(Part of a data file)

BEGIN

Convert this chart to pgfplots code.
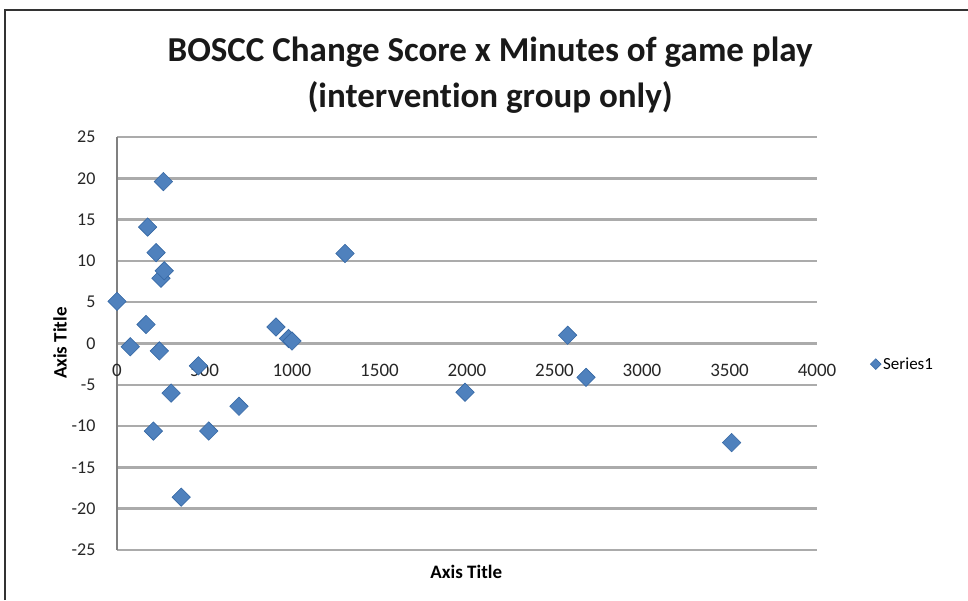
\documentclass[border=0pt]{standalone}
\usepackage{fontspec}
\setmainfont{Carlito}[Ligatures={NoCommon}]
\usepackage{pgfplots}
\pgfplotsset{compat=1.18}
\definecolor{ptblue}{HTML}{4F81BD}
\definecolor{ptedge}{HTML}{3567A3}
\definecolor{gridgray}{HTML}{ABABAB}
\begin{document}
\begin{tikzpicture}
\useasboundingbox (0pt,0pt) rectangle (968pt,600pt);
\draw[black!80, line width=1.2pt] (5pt,0pt) -- (5pt,590pt) -- (968pt,590pt);
\begin{axis}[
  at={(117pt,50pt)}, anchor=south west,
  scale only axis, width=700pt, height=413pt,
  xmin=0, xmax=4000, ymin=-25, ymax=25,
  axis x line=middle, axis y line=left,
  hide obscured x ticks=false,
  axis line style={-},
  x axis line style={draw=gridgray, line width=2.5pt},
  y axis line style={draw=black!50, line width=1.5pt},
  xtick={0,500,...,4000}, ytick={-25,-20,...,25},
  major tick length=0pt,
  ymajorgrids, major grid style={draw=gridgray, line width=2.5pt},
  /pgf/number format/assume math mode=true,
  /pgf/number format/1000 sep={},
  xticklabel style={font=\fontsize{19}{22}\selectfont, text=black!85, anchor=center, yshift=-27pt},
  yticklabel style={font=\fontsize{18}{21}\selectfont, text=black!85, anchor=east, xshift=-18pt},
  title={BOSCC Change Score x Minutes of game play\\(intervention group only)},
  title style={font=\fontsize{35}{46}\selectfont\bfseries, text=black!90, align=center, at={(axis description cs:0.533,1)}, anchor=center, yshift=56pt},
  xlabel={Axis Title},
  xlabel style={font=\fontsize{19}{22}\selectfont\bfseries, at={(axis description cs:0.499,0)}, anchor=center, yshift=-22pt},
  ylabel={Axis Title},
  ylabel style={font=\fontsize{19}{22}\selectfont\bfseries, at={(axis description cs:0,0.501)}, anchor=center, rotate=0, yshift=57pt},
  legend style={at={(axis description cs:1.076,0.45)}, anchor=west, draw=none, fill=none, font=\fontsize{17}{20}\selectfont, inner sep=0pt},
  legend image code/.code={\draw[#1, mark size=3.8pt] plot coordinates {(0.25em,0pt)};},
  clip=false,
]
\addplot[only marks, mark=square*, mark size=6.5pt,
  mark options={rotate=45, fill=ptblue, draw=ptedge, line width=0.6pt}]
  table {
x y
0 5.1
76 -0.4
166 2.3
175 14.1
208 -10.6
223 11.0
242 -0.9
251 7.9
265 19.6
270 8.8
309 -6.0
367 -18.6
465 -2.7
524 -10.6
697 -7.6
908 2.0
980 0.6
1000 0.3
1303 10.9
1989 -5.9
2575 1.0
2680 -4.1
3512 -12.0
};
\addlegendentry{Series1}
\end{axis}
\end{tikzpicture}
\end{document}
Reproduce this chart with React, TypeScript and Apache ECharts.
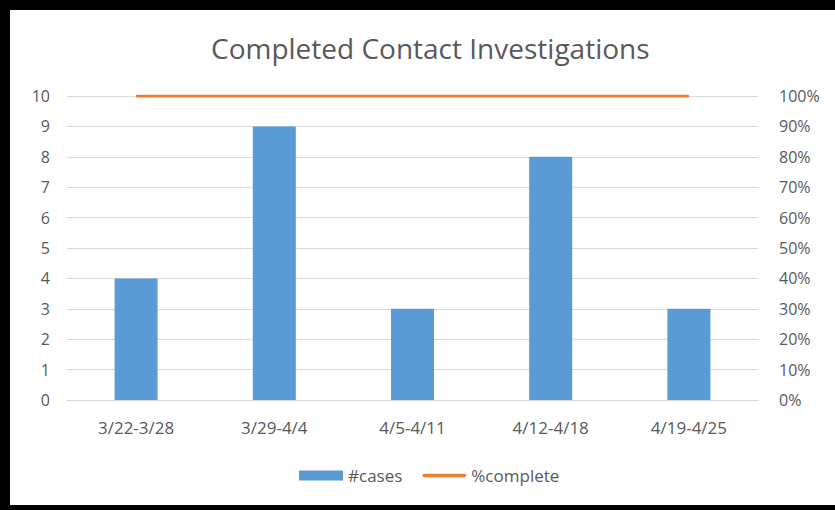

END

AIM
Each record above is to be restated exactly, with its pictures removed from the copy.

ANSWER TO THE TASK
Convert this chart to pgfplots code.
\documentclass[border=0pt]{standalone}
\usepackage{fontspec}
\setmainfont{Carlito}[Ligatures={NoCommon}]
\usepackage{pgfplots}
\pgfplotsset{compat=1.18}
\definecolor{ptblue}{HTML}{4F81BD}
\definecolor{ptedge}{HTML}{3567A3}
\definecolor{gridgray}{HTML}{ABABAB}
\begin{document}
\begin{tikzpicture}
\useasboundingbox (0pt,0pt) rectangle (968pt,600pt);
\draw[black!80, line width=1.2pt] (5pt,0pt) -- (5pt,590pt) -- (968pt,590pt);
\begin{axis}[
  at={(117pt,50pt)}, anchor=south west,
  scale only axis, width=700pt, height=413pt,
  xmin=0, xmax=4000, ymin=-25, ymax=25,
  axis x line=middle, axis y line=left,
  hide obscured x ticks=false,
  axis line style={-},
  x axis line style={draw=gridgray, line width=2.5pt},
  y axis line style={draw=black!50, line width=1.5pt},
  xtick={0,500,...,4000}, ytick={-25,-20,...,25},
  major tick length=0pt,
  ymajorgrids, major grid style={draw=gridgray, line width=2.5pt},
  /pgf/number format/assume math mode=true,
  /pgf/number format/1000 sep={},
  xticklabel style={font=\fontsize{19}{22}\selectfont, text=black!85, anchor=center, yshift=-27pt},
  yticklabel style={font=\fontsize{18}{21}\selectfont, text=black!85, anchor=east, xshift=-18pt},
  title={BOSCC Change Score x Minutes of game play\\(intervention group only)},
  title style={font=\fontsize{35}{46}\selectfont\bfseries, text=black!90, align=center, at={(axis description cs:0.533,1)}, anchor=center, yshift=56pt},
  xlabel={Axis Title},
  xlabel style={font=\fontsize{19}{22}\selectfont\bfseries, at={(axis description cs:0.499,0)}, anchor=center, yshift=-22pt},
  ylabel={Axis Title},
  ylabel style={font=\fontsize{19}{22}\selectfont\bfseries, at={(axis description cs:0,0.501)}, anchor=center, rotate=0, yshift=57pt},
  legend style={at={(axis description cs:1.076,0.45)}, anchor=west, draw=none, fill=none, font=\fontsize{17}{20}\selectfont, inner sep=0pt},
  legend image code/.code={\draw[#1, mark size=3.8pt] plot coordinates {(0.25em,0pt)};},
  clip=false,
]
\addplot[only marks, mark=square*, mark size=6.5pt,
  mark options={rotate=45, fill=ptblue, draw=ptedge, line width=0.6pt}]
  table {
x y
0 5.1
76 -0.4
166 2.3
175 14.1
208 -10.6
223 11.0
242 -0.9
251 7.9
265 19.6
270 8.8
309 -6.0
367 -18.6
465 -2.7
524 -10.6
697 -7.6
908 2.0
980 0.6
1000 0.3
1303 10.9
1989 -5.9
2575 1.0
2680 -4.1
3512 -12.0
};
\addlegendentry{Series1}
\end{axis}
\end{tikzpicture}
\end{document}
Reproduce this chart with React, TypeScript and Apache ECharts.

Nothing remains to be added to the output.